The cash that was found and the documents that were inspected prima facie, proved that huge cash transaction was taking place and indicated that the petitioner was engaged in the activity of providing bogus entries to various parties, whereby the petitioner was accepting undisclosed cash and issued cheques or vice-versa. The dubious entries in the documents found at the premises and the unexplained cash was taking cognizance of and, accordingly, a satisfaction note was prepared to convert the survey into a search. This satisfaction note was put up before the Director of Income Tax (Investigation), who after obtaining administrative approval from the Director General of Income Tax (Investigation), Lucknow issued a warrant of authorisation under Section 132(1) of the Act to seize the unaccounted cash and documents from the premises of the petitioner and other companies.

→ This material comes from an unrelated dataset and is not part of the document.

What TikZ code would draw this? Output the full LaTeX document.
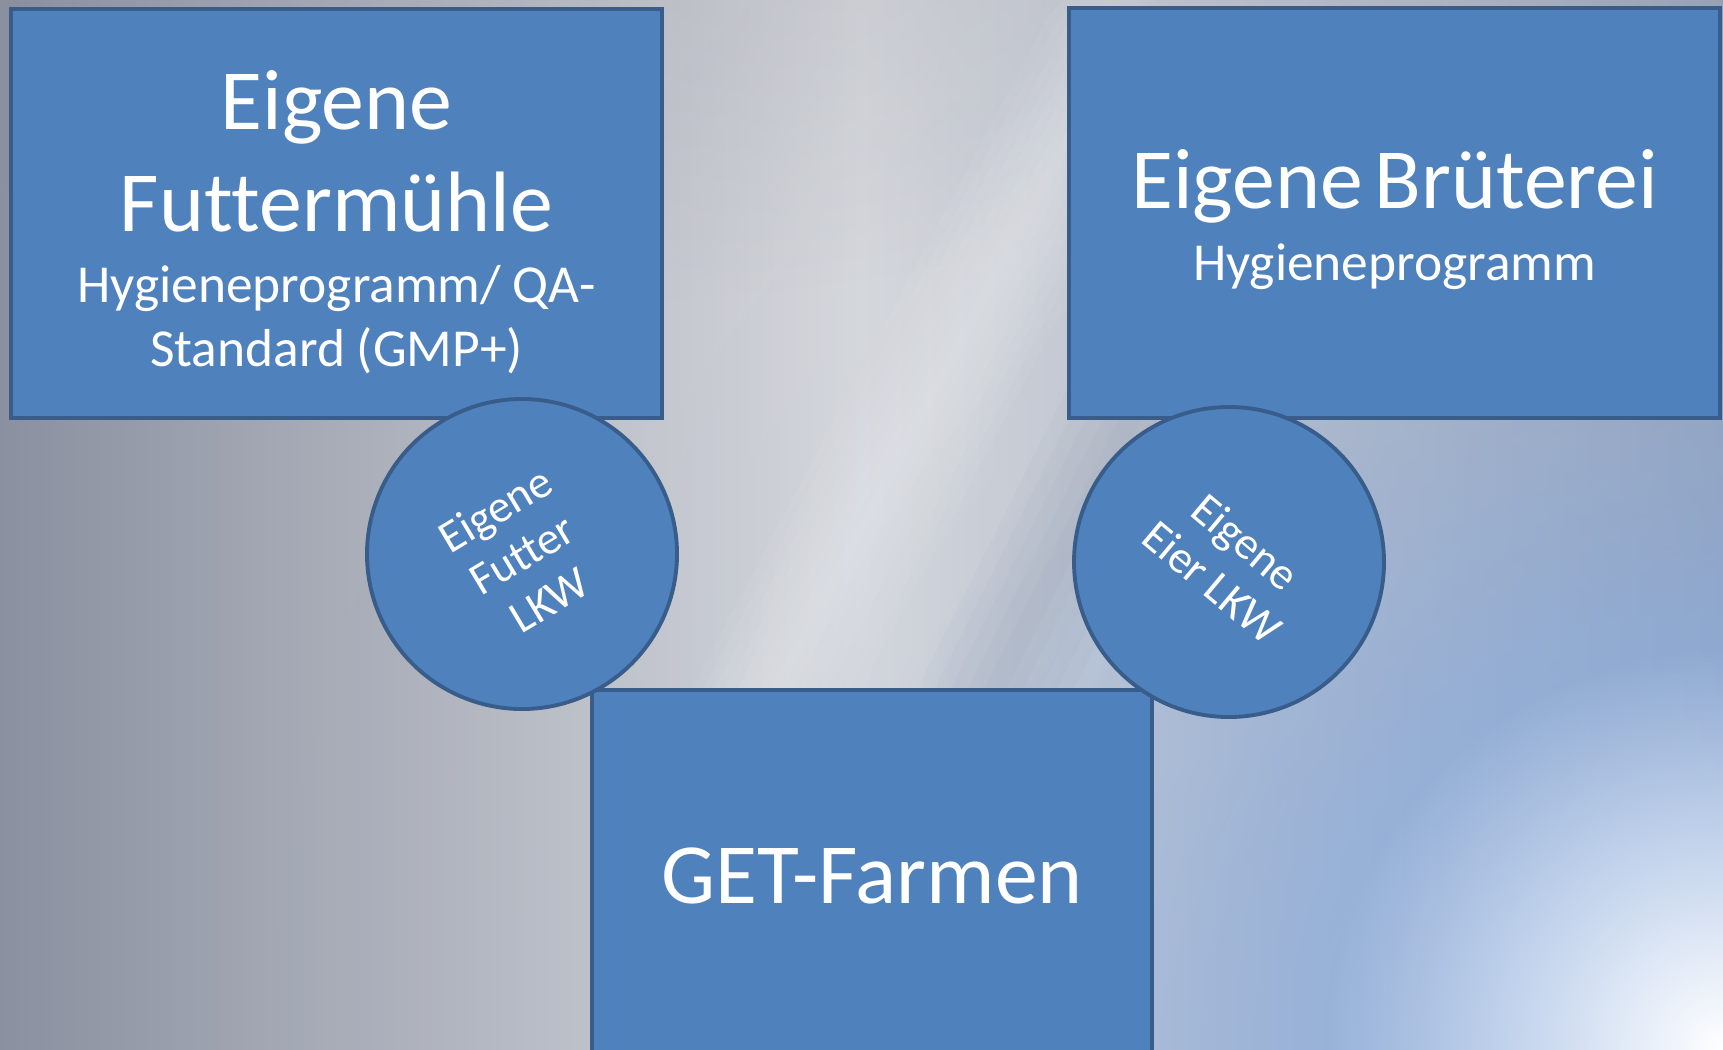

We find from the record that the administrative approval was obtained from the Director General of Income Tax (Investigation), Lucknow by fax at 4.17 pm on 28th April, 2015 and, thereafter, the warrant of search under Section 132 of the Act was prepared and was shown to Gaya Prasad Gupta, who acknowledged it by putting his signatures on the warrant at 5.00 pm on 28th April, 2015. Therefore, the cash was deposited in the Bank at 5.15 pm and a bank draft was obtained. According to the Panchanama, a copy of which has been annexed to the writ petition, before commencing the search, two independent witnesses were called to become witnesses.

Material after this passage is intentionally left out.